Enum is an unwrapped type even though its Java type-safe binding is not the same as its storage type in the Data layer. This is because enum conversions are done through coercing to and from java.lang.String s implemented by the Data Template layer. This is similar to coercing between different numeric types also implemented by the Data Template layer.

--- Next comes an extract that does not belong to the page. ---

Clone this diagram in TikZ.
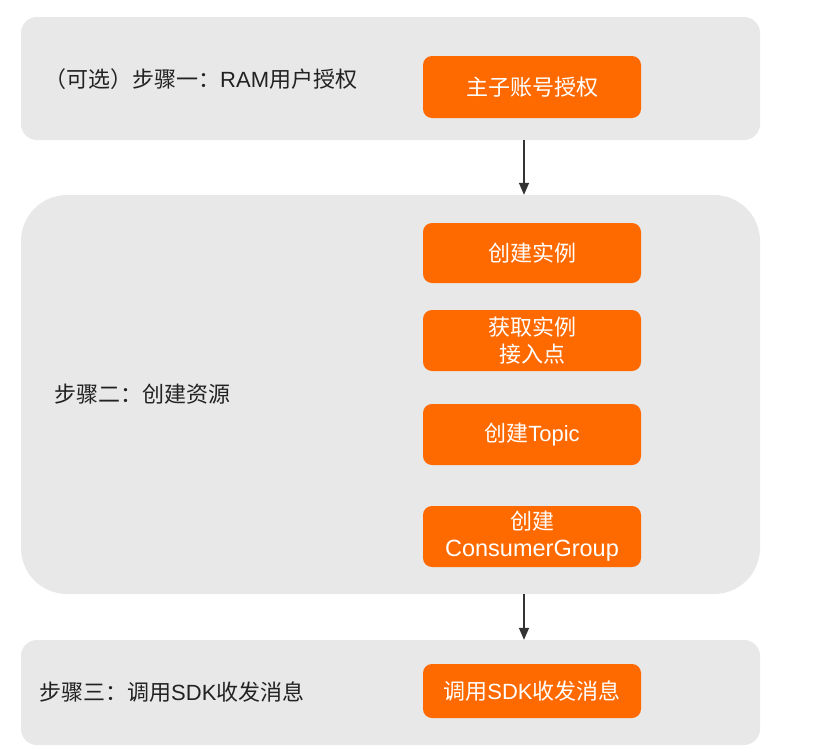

The following table shows the relationships among types defined in the data schema, types stored and managed by the Data layer, and the types of the Java binding in the Data Template layer.

Schema Type
Data Layer
Data Template Layer
int
java.lang.Integer
Coerced to java.lang.Integer or int (2)
long
java.lang.Integer or java.lang.Long (1)
Coerced to java.lang.Long or long (2)
float
java.lang.Integer, java.lang.Long, java.lang.Float or java.lang.Double (1)
Coerced to java.lang.Float or float (2)
double
java.lang.Integer, java.lang.Long, java.lang.Float or java.lang.Double (1)
Coerced to java.lang.Double or double (2)
boolean
java.lang.Boolean
Coerced to java.lang.Boolean or boolean (2)
string
java.lang.String
java.lang.String
bytes
java.lang.String or com.linkedin.data.ByteString (3)
com.linkedin.data.ByteString
enum
java.lang.String
Generated enum class.
array
com.linkedin.data.DataList
Generated or built-in array class.
map
com.linkedin.data.DataMap
Generated or built-in map class.
fixed
java.lang.String or com.linkedin.data.ByteString
Generated class that derives from FixedTemplate
record
com.linkedin.data.DataMap
Generated class that derives from RecordTemplate
error
com.linkedin.data.DataMap
Generated class that derives from ExceptionTemplate
union
com.linkedin.data.DataMap
Generated class that derives from UnionTemplate

(1) When a JSON object is deserialized, the actual schema type is not known. Typically, the smallest sized type that can represent the deserialized value will be used to store the value in-memory.
(2) Depending on the method, un-boxed types will be preferred to boxed types if applicable and the input or output arguments can never be null.
(3) When a JSON object is deserialized, the actual schema type is not known for bytes and fixed. Values of bytes and fixed types are stored as strings as serialized representation is a string. However, ByteString is an equally valid Java type for these schema types.